Royal City School District Superintendent Rose Search and Cliff Plath of Washington Fruit and Produce Company visit the Growing Great Learners preschool during a reading session. Photo courtesy of Educational Service District 105

Royal City School District Superintendent Rose Search and Cliff Plath of Washington Fruit and Produce Company visit the Growing Great Learners preschool during a reading session.
Photo courtesy of Educational Service District 105

Washington Fruit and Produce Company, one of Washington’s top tree fruit producers, is seeing success in a new type of cultivation: helping the young children of some of its employees be better prepared to succeed at school.
Washington Fruit helped create the Growing Great Learners program in 2010 to serve preschool-aged children in Royal City, Washington, the home of many of the people who work in the company’s thousands of acres of apple orchards on the Royal Slope and Frenchman Hills. The program enrolls children who are likely to have the greatest challenges in learning the basic skills needed to be prepared for kindergarten, first grade, and beyond. Many of the approximately 60 children in the program are from families employed by Washington Fruit.

“I saw young children playing around the rural parts of the community and found there wasn’t much of a preschool program available for most of them,” said Washington Fruit Vice President and Farm Manager Cliff Plath. He believed there needed to be a plan to help get them started in their ­education and thought that the whole program from kindergarten though 12th grade could benefit from helping preschoolers be better prepared. The Royal School District had the same concerns.

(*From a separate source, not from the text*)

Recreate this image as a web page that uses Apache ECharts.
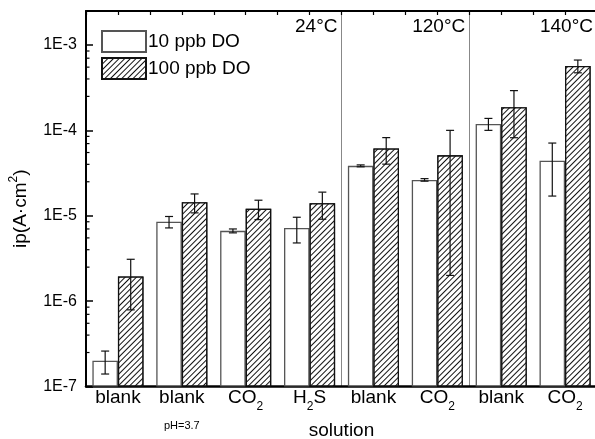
<!DOCTYPE html>
<html>
<head>
<meta charset="utf-8">
<script src="https://cdn.jsdelivr.net/npm/echarts@6/dist/echarts.min.js"></script>
<style>
html, body { margin: 0; padding: 0; background: #fff; }
#chart { width: 595px; height: 439px; }
</style>
</head>
<body>
<div id="chart"></div>
<script>
var categories = ['blank', 'blank', 'CO2', 'H2S', 'blank', 'CO2', 'blank', 'CO2'];
var categoryNotes = ['', 'pH=3.7', '', '', '', '', '', ''];
var seriesNames = ['10 ppb DO', '100 ppb DO'];
var do10 = [2.0e-7, 8.5e-6, 6.65e-6, 7.2e-6, 3.84e-5, 2.63e-5, 1.19e-4, 4.4e-5];
var do10Err = [0.6e-7, 1.3e-6, 0.35e-6, 2.4e-6, 1.0e-6, 0.9e-6, 1.9e-5, 2.7e-5];
var do100 = [1.94e-6, 1.44e-5, 1.21e-5, 1.4e-5, 6.12e-5, 5.1e-5, 1.87e-4, 5.69e-4];
var do100Err = [1.15e-6, 3.6e-6, 3.1e-6, 4.9e-6, 2.1e-5, 4.9e-5, 1.05e-4, 0.97e-4];
var tempLabels = ['24°C', '120°C', '140°C'];
var tempGroupEnds = [4, 6, 8];
var yMin = 1e-7, yMax = 2.5e-3;
var minorSteps = [2.5, 4, 5.5, 7, 8.5];

var FONT = '"Liberation Sans", Arial, sans-serif';

// CO2 -> CO{2}, H2S -> H{2}S
var subLabel = function(name) {
	return name.replace(/(\D+)|(\d)/g, function(m, a, d) {
		return a ? '{m|' + a + '}' : '{s|' + d + '}';
	});
};

var errData = function(vals, errs) {
	var out = [];
	for (var i = 0; i < vals.length; ++i) {
		out.push([i, vals[i] - errs[i], vals[i] + errs[i]]);
	}
	return out;
};

var minorData = [];
for (var d = -7; d < -2; ++d) {
	for (var k = 0; k < minorSteps.length; ++k) {
		var v = minorSteps[k] * Math.pow(10, d);
		if (v < yMax) minorData.push([0, v]);
	}
}

var makeErrRender = function(side) {
	return function(params, api) {
		var i = api.value(0);
		var bw = api.size([1, 0])[0];
		var lo = api.coord([i, api.value(1)]);
		var hi = api.coord([i, api.value(2)]);
		var x = lo[0] + side * bw * 0.2;
		var h = 4;
		var st = {stroke: '#111', lineWidth: 1.2};
		return {
			type: 'group',
			children: [
				{type: 'line', shape: {x1: x, y1: lo[1], x2: x, y2: hi[1]}, style: st},
				{type: 'line', shape: {x1: x - h, y1: lo[1], x2: x + h, y2: lo[1]}, style: st},
				{type: 'line', shape: {x1: x - h, y1: hi[1], x2: x + h, y2: hi[1]}, style: st}
			]
		};
	};
};

var myChart = echarts.init(document.getElementById('chart'), null, {renderer: 'canvas'});

var hatch = {
	symbol: 'rect',
	symbolSize: 1,
	dashArrayX: [1, 0],
	dashArrayY: [1, 3],
	rotation: -Math.PI / 4,
	color: '#111',
	backgroundColor: '#fff'
};

var option = {
	animation: false,
	backgroundColor: '#fff',
	textStyle: {fontFamily: FONT},
	grid: {left: 86, top: 11, right: -2, bottom: 52.5, containLabel: false, outerBoundsMode: 'none'},
	legend: {
		data: seriesNames,
		orient: 'vertical',
		left: 96,
		top: 25,
		itemWidth: 44,
		itemHeight: 21,
		itemGap: 4,
		icon: 'rect',
		textStyle: {fontSize: 19, color: '#000', fontFamily: FONT, padding: [0, 0, 0, -3]}
	},
	xAxis: [{
		type: 'category',
		data: categories,
		boundaryGap: true,
		axisLine: {lineStyle: {color: '#000', width: 2.5}},
		axisTick: {show: false},
		axisLabel: {
			interval: 0,
			margin: 2,
			color: '#000',
			formatter: function(value, idx) {
				var s = subLabel(value);
				if (categoryNotes[idx]) s += '\n{ph|' + categoryNotes[idx] + '}';
				return s;
			},
			rich: {
				m: {fontSize: 19, fontFamily: FONT, color: '#000', verticalAlign: 'top', lineHeight: 19},
				s: {fontSize: 12, fontFamily: FONT, color: '#000', verticalAlign: 'top', lineHeight: 12, padding: [12, 0, 0, 0]},
				ph: {fontSize: 11, fontFamily: FONT, color: '#000', lineHeight: 36}
			}
		},
		splitLine: {
			show: true,
			interval: function(i) { return tempGroupEnds.indexOf(i) >= 0; },
			lineStyle: {color: '#888', width: 1}
		},
		name: 'solution',
		nameLocation: 'middle',
		nameGap: 35,
		nameMoveOverlap: false,
		nameTextStyle: {fontSize: 19, color: '#000', fontFamily: FONT}
	}, {
		type: 'value',
		position: 'top',
		min: 0,
		max: categories.length * 2,
		interval: 1,
		axisLine: {show: true, lineStyle: {color: '#000', width: 2}},
		axisTick: {show: true, inside: true, length: 4, lineStyle: {color: '#000', width: 1.2}},
		axisLabel: {show: false},
		splitLine: {show: false}
	}],
	yAxis: {
		type: 'log',
		logBase: 10,
		min: yMin,
		max: yMax,
		startValue: yMin,
		axisLine: {show: true, lineStyle: {color: '#000', width: 2}},
		axisTick: {show: true, inside: true, length: 7, lineStyle: {color: '#000', width: 1.5}},
		axisLabel: {
			fontSize: 16,
			color: '#000',
			fontFamily: FONT,
			margin: 9,
			formatter: function(v) {
				var e = Math.log10(v);
				if (Math.abs(e - Math.round(e)) > 1e-6) return '';
				return '1E' + Math.round(e);
			}
		},
		splitLine: {show: false},
		name: '{m|ip(A·cm}{sup|2}{m|)}',
		nameLocation: 'middle',
		nameGap: 56,
		nameRotate: 90,
		nameMoveOverlap: false,
		nameTextStyle: {
			padding: [0, 20, 0, 0],
			rich: {
				m: {fontSize: 19, fontFamily: FONT, color: '#000', verticalAlign: 'bottom'},
				sup: {fontSize: 12, fontFamily: FONT, color: '#000', verticalAlign: 'top', padding: [0, 0, 10, 0]}
			}
		}
	},
	series: [{
		name: seriesNames[0],
		type: 'bar',
		data: do10,
		barGap: '0%',
		barCategoryGap: '20%',
		itemStyle: {color: '#fff', borderColor: '#555', borderWidth: 1.3}
	}, {
		name: seriesNames[1],
		type: 'bar',
		data: do100,
		barGap: '0%',
		barCategoryGap: '20%',
		itemStyle: {color: '#fff', borderColor: '#111', borderWidth: 1.3, decal: hatch}
	}, {
		type: 'custom',
		silent: true,
		z: 4,
		renderItem: makeErrRender(-1),
		encode: {x: 0, y: [1, 2]},
		data: errData(do10, do10Err)
	}, {
		type: 'custom',
		silent: true,
		z: 4,
		renderItem: makeErrRender(1),
		encode: {x: 0, y: [1, 2]},
		data: errData(do100, do100Err)
	}, {
		type: 'custom',
		silent: true,
		z: 4,
		renderItem: function(params, api) {
			var p = api.coord([0, api.value(1)]);
			var x0 = params.coordSys.x;
			return {type: 'line', shape: {x1: x0, y1: p[1], x2: x0 + 3.5, y2: p[1]}, style: {stroke: '#000', lineWidth: 1.2}};
		},
		encode: {x: 0, y: 1},
		data: minorData
	}]
};

myChart.setOption(option);

// temperature labels sit just left of each group divider
var graphics = [];
for (var t = 0; t < tempLabels.length; ++t) {
	var px = myChart.convertToPixel({xAxisIndex: 1}, tempGroupEnds[t] * 2);
	graphics.push({
		type: 'text',
		x: px - 4,
		y: 27,
		z: 10,
		style: {text: tempLabels[t], fontSize: 19, fontFamily: FONT, fill: '#000', align: 'right', verticalAlign: 'middle'}
	});
}
myChart.setOption({graphic: graphics});
</script>
</body>
</html>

Hoping to provide a way for those children to have the same opportunities that his own children had, Plath approached the offices of Yakima’s ­Educational Service District—just a few blocks down the street from Washington Fruit’s main facilities—with his interest in supporting the start-up of a preschool at Royal City. After the ESD connected Plath with the Royal School District in 2009, educators from both sites developed a plan to launch a preschool and to develop lesson plans that day-care providers could use. The instructional materials are designed to flow into what students will learn when they enter the regular Royal City school system.

Washington Fruit funds bus transportation for the students, wages for their teachers, food for breakfasts and lunches, and equipment such as books and furniture, at no costs to the parents. Funds also support the assistance of staff from Yakima’s ESD 105 to provide curriculum training and monitor the children’s learning progress.

Homework

Two different groups of children attend preschool in the basement of Royal City’s Methodist church for two full days each week during the school year. A summer program was added this year. Activities include handwriting, counting, housekeeping, science, art, reading, and music. The children also learn to obey teacher instructions and develop social skills.

“These are the skills they need for kindergarten,” says Jeannie Enriquez, the preschool director for Growing Great Learners. “The parents participate a lot with us, because we send the kids home with homework, like practice pages with what we’re doing during the day. And, if we don’t send homework, the parents call us and tell us they didn’t get homework.”

Carolyn Bunch, Royal School District’s grants manager, said that before the program existed, kindergarteners began their education with some big hurdles, but that has changed. “Our kindergarten teachers now know our preschoolers will be coming in with many more skills than what they’re used to seeing,” she said. “The kids are not going to begin school with a deficit, and that’s a huge thing.”

ESD 105 Early Learning Programs Director ­Cynthia Juarez said that because the preschool program is getting children to achieve higher levels of learning, the teachers need to make some adjustments to their curriculum. “They’re increasing the quality of instruction that’s happening in those classrooms. When that happens, it has that domino effect to the next level.”

Lexi Catlin, who trains teachers and child-care providers on how to help children develop language skills and learn the alphabet, provides updates to Plath on the strides being made by the children in the program. Plath visits the preschool throughout the year to see how the ­children are doing.

“The kindergarten teachers previously would say their kids didn’t know their colors and didn’t know their numbers and letters,” Plath recalled. “And I get to go in there and see the kids holding a pencil right, and writing letters, and writing their names, and doing the alphabet, and I know we’re accomplishing something in that area.

“I hope we see better performance for them in K-12 and that we improve the lives and the education among the children, some of whom are the children of our workers.”

David Goehner is a public information professional for Educational Service District 105.